— PROBLEM TO WORK ON —
Copy exactly, and only, the lines below from the first through the one containing "const years = [2007, 2008, 2009, 2010, 2011, 2012, 2013];", both included; pictures are omitted.
<<<<
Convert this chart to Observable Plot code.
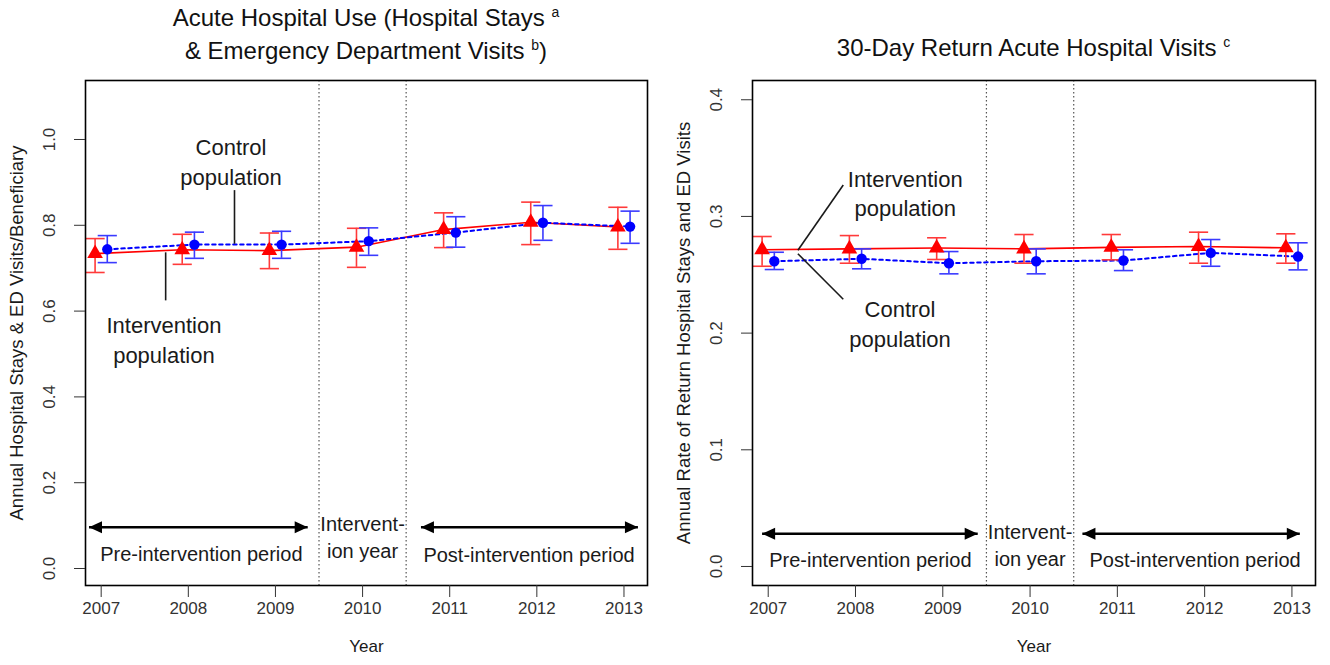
<!DOCTYPE html>
<html><head><meta charset="utf-8">
<script src="https://cdn.jsdelivr.net/npm/d3@7"></script>
<script src="https://cdn.jsdelivr.net/npm/@observablehq/plot@0.6"></script>
<style>
body{margin:0;background:#fff;font-family:"Liberation Sans",Arial,sans-serif;}
#wrap{position:relative;width:1330px;height:665px;overflow:hidden;background:#fff}
.panel{position:absolute;top:0;width:665px}
.title{height:72px;font-size:24px;line-height:30px;text-align:center;color:#111;box-sizing:border-box;white-space:nowrap}
.title sup{font-size:14px;vertical-align:0;position:relative;top:-9px}
svg{display:block;overflow:visible}
</style></head><body>
<div id="wrap">
 <div class="panel" id="p1" style="left:0"><div class="title" style="margin-left:85px;width:562px;padding-top:3px">Acute Hospital Use (Hospital Stays <sup>a</sup><br>&amp; Emergency Department Visits <sup>b</sup>)</div></div>
 <div class="panel" id="p2" style="left:665px"><div class="title" style="margin-left:87px;width:563px;padding-top:33px">30-Day Return Acute Hospital Visits <sup>c</sup></div></div>
</div>
<script>
// ---- data ----
const years = [2007, 2008, 2009, 2010, 2011, 2012, 2013];

// Panel 1: Acute hospital use
const useInt   = [0.734, 0.743, 0.741, 0.749, 0.790, 0.807, 0.796];
const useIntLo = [0.690, 0.709, 0.699, 0.702, 0.748, 0.755, 0.744];
const useIntHi = [0.769, 0.779, 0.782, 0.793, 0.829, 0.854, 0.842];
const useCtl   = [0.744, 0.755, 0.755, 0.763, 0.783, 0.806, 0.797];
const useCtlLo = [0.713, 0.723, 0.723, 0.730, 0.749, 0.765, 0.758];
const useCtlHi = [0.776, 0.784, 0.786, 0.794, 0.820, 0.846, 0.833];
const useTicks = [0.0, 0.2, 0.4, 0.6, 0.8, 1.0];

// Panel 2: 30-day return acute hospital visits
const retInt   = [0.2714, 0.2722, 0.2730, 0.2722, 0.2735, 0.2742, 0.2731];
const retIntLo = [0.2573, 0.2599, 0.2631, 0.2599, 0.2628, 0.2599, 0.2599];
const retIntHi = [0.2828, 0.2836, 0.2817, 0.2845, 0.2845, 0.2865, 0.2851];
const retCtl   = [0.2616, 0.2637, 0.2599, 0.2616, 0.2622, 0.2688, 0.2656];
const retCtlLo = [0.2545, 0.2551, 0.2508, 0.2508, 0.2536, 0.2573, 0.2542];
const retCtlHi = [0.2693, 0.2722, 0.2699, 0.2722, 0.2714, 0.2802, 0.2774];
const retTicks = [0.0, 0.1, 0.2, 0.3, 0.4];

const periodBreaks = [2009.5, 2010.5];

// ---- styling ----
const RED = "#ff0000", RED_EB = "#ff3a3a";
const BLUE = "#0000ff", BLUE_EB = "#3a3aff";
const INK = "#1a1a1a";
const OFF = 0.07;      // horizontal dodge (years)
const CAP = 0.11;      // half width of error-bar caps (years)

const headRight = {draw(c){ c.moveTo(0,0); c.lineTo(-13,-6); c.lineTo(-13,6); c.closePath(); }};
const headLeft  = {draw(c){ c.moveTo(0,0); c.lineTo(13,-6); c.lineTo(13,6); c.closePath(); }};

function rows(v, lo, hi, off) {
  return years.map((yr, i) => ({x: yr + off, v: v[i], lo: lo[i], hi: hi[i]}));
}

function panel(cfg) {
  const R = rows(cfg.int, cfg.intLo, cfg.intHi, -OFF);
  const B = rows(cfg.ctl, cfg.ctlLo, cfg.ctlHi, OFF);
  const caps = (D) => D.flatMap(d => [{x: d.x, y: d.lo}, {x: d.x, y: d.hi}]);
  const ay = cfg.arrowY;
  return Plot.plot({
    width: 665, height: 593,
    marginTop: 8, marginBottom: 80, marginLeft: cfg.mL, marginRight: cfg.mR,
    x: {domain: [2006.82, 2013.27]},
    y: {domain: cfg.yDomain},
    style: {fontFamily: '"Liberation Sans", Arial, sans-serif', color: INK, background: "white"},
    marks: [
      Plot.ruleX(periodBreaks, {stroke: "#555", strokeWidth: 1.2, strokeDasharray: "1.5,2.5"}),
      // lines
      Plot.line(R, {x: "x", y: "v", stroke: RED, strokeWidth: 1.6}),
      Plot.line(B, {x: "x", y: "v", stroke: BLUE, strokeWidth: 2, strokeDasharray: "3.5,3.5"}),
      // error bars
      Plot.ruleX(R, {x: "x", y1: "lo", y2: "hi", stroke: RED_EB, strokeWidth: 1.6}),
      Plot.link(caps(R), {x1: d => d.x - CAP, x2: d => d.x + CAP, y1: "y", y2: "y", stroke: RED_EB, strokeWidth: 1.6}),
      Plot.ruleX(B, {x: "x", y1: "lo", y2: "hi", stroke: BLUE_EB, strokeWidth: 1.6}),
      Plot.link(caps(B), {x1: d => d.x - CAP, x2: d => d.x + CAP, y1: "y", y2: "y", stroke: BLUE_EB, strokeWidth: 1.6}),
      // points
      Plot.dot(R, {x: "x", y: "v", symbol: "triangle", r: 5.8, fill: RED, stroke: "none"}),
      Plot.dot(B, {x: "x", y: "v", r: 5.2, fill: BLUE, stroke: "none"}),
      // annotations
      Plot.link(cfg.leaders, {x1: "x1", y1: "y1", x2: "x2", y2: "y2", stroke: INK, strokeWidth: 1.6}),
      Plot.text(cfg.notes, {x: "x", y: "y", text: "t", fontSize: 22, lineHeight: 1.35, fill: INK}),
      // period arrows
      Plot.link(cfg.arrows, {x1: "x1", x2: "x2", y1: () => ay, y2: () => ay, stroke: "black", strokeWidth: 2.5}),
      Plot.dot(cfg.arrows, {x: "x1", y: () => ay, symbol: headLeft, r: 6, fill: "black", stroke: "none"}),
      Plot.dot(cfg.arrows, {x: "x2", y: () => ay, symbol: headRight, r: 6, fill: "black", stroke: "none"}),
      Plot.text(cfg.periods, {x: "x", y: "y", text: "t", fontSize: 20, lineHeight: 1.35, fill: INK}),
      // axes
      Plot.frame({stroke: "black", strokeWidth: 1.6}),
      Plot.axisX(years, {tickSize: 12, tickFormat: () => "", label: null, stroke: "#333"}),
      Plot.text(years, {x: d => d, text: d => String(d), frameAnchor: "bottom", dy: 28, fontSize: 17, fill: "#333"}),
      Plot.axisY(cfg.yTicks, {tickSize: 11, tickFormat: () => "", label: null, stroke: "#333"}),
      Plot.text(cfg.yTicks, {y: d => d, text: d => d.toFixed(1), frameAnchor: "left", textAnchor: "middle", dx: -36, rotate: -90, fontSize: 17, fill: "#333"}),
      Plot.text([cfg.yLabel], {frameAnchor: "left", textAnchor: "middle", dx: -68, rotate: -90, fontSize: 18.5, fill: INK}),
      Plot.text(["Year"], {frameAnchor: "bottom", dy: 66, fontSize: 17, fill: INK})
    ]
  });
}

document.getElementById("p1").appendChild(panel({
  int: useInt, intLo: useIntLo, intHi: useIntHi,
  ctl: useCtl, ctlLo: useCtlLo, ctlHi: useCtlHi,
  yDomain: [-0.0396, 1.1375], yTicks: useTicks, mL: 85, mR: 18,
  yLabel: "Annual Hospital Stays & ED Visits/Beneficiary",
  leaders: [{x1: 2008.53, y1: 0.882, x2: 2008.53, y2: 0.757}, {x1: 2007.74, y1: 0.737, x2: 2007.74, y2: 0.625}],
  notes: [{x: 2008.49, y: 0.951, t: "Control\npopulation"}, {x: 2007.72, y: 0.536, t: "Intervention\npopulation"}],
  arrowY: 0.096,
  arrows: [{x1: 2006.86, x2: 2009.37}, {x1: 2010.67, x2: 2013.16}],
  periods: [{x: 2008.15, y: 0.037, t: "Pre-intervention period"}, {x: 2010.0, y: 0.076, t: "Intervent-\nion year"}, {x: 2011.91, y: 0.035, t: "Post-intervention period"}]
}));

document.getElementById("p2").appendChild(panel({
  int: retInt, intLo: retIntLo, intHi: retIntHi,
  ctl: retCtl, ctlLo: retCtlLo, ctlHi: retCtlHi,
  yDomain: [-0.0163, 0.4165], yTicks: retTicks, mL: 87, mR: 15,
  yLabel: "Annual Rate of Return Hospital Stays and ED Visits",
  leaders: [{x1: 2007.34, y1: 0.271, x2: 2007.86, y2: 0.327}, {x1: 2007.34, y1: 0.268, x2: 2007.86, y2: 0.229}],
  notes: [{x: 2008.57, y: 0.321, t: "Intervention\npopulation"}, {x: 2008.51, y: 0.209, t: "Control\npopulation"}],
  arrowY: 0.028,
  arrows: [{x1: 2006.93, x2: 2009.40}, {x1: 2010.60, x2: 2013.09}],
  periods: [{x: 2008.17, y: 0.007, t: "Pre-intervention period"}, {x: 2010.0, y: 0.0197, t: "Intervent-\nion year"}, {x: 2011.89, y: 0.007, t: "Post-intervention period"}]
}));
</script>
</body></html>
>>>>
— RESULT BELOW —
Convert this chart to Observable Plot code.
<!DOCTYPE html>
<html><head><meta charset="utf-8">
<script src="https://cdn.jsdelivr.net/npm/d3@7"></script>
<script src="https://cdn.jsdelivr.net/npm/@observablehq/plot@0.6"></script>
<style>
body{margin:0;background:#fff;font-family:"Liberation Sans",Arial,sans-serif;}
#wrap{position:relative;width:1330px;height:665px;overflow:hidden;background:#fff}
.panel{position:absolute;top:0;width:665px}
.title{height:72px;font-size:24px;line-height:30px;text-align:center;color:#111;box-sizing:border-box;white-space:nowrap}
.title sup{font-size:14px;vertical-align:0;position:relative;top:-9px}
svg{display:block;overflow:visible}
</style></head><body>
<div id="wrap">
 <div class="panel" id="p1" style="left:0"><div class="title" style="margin-left:85px;width:562px;padding-top:3px">Acute Hospital Use (Hospital Stays <sup>a</sup><br>&amp; Emergency Department Visits <sup>b</sup>)</div></div>
 <div class="panel" id="p2" style="left:665px"><div class="title" style="margin-left:87px;width:563px;padding-top:33px">30-Day Return Acute Hospital Visits <sup>c</sup></div></div>
</div>
<script>
// ---- data ----
const years = [2007, 2008, 2009, 2010, 2011, 2012, 2013];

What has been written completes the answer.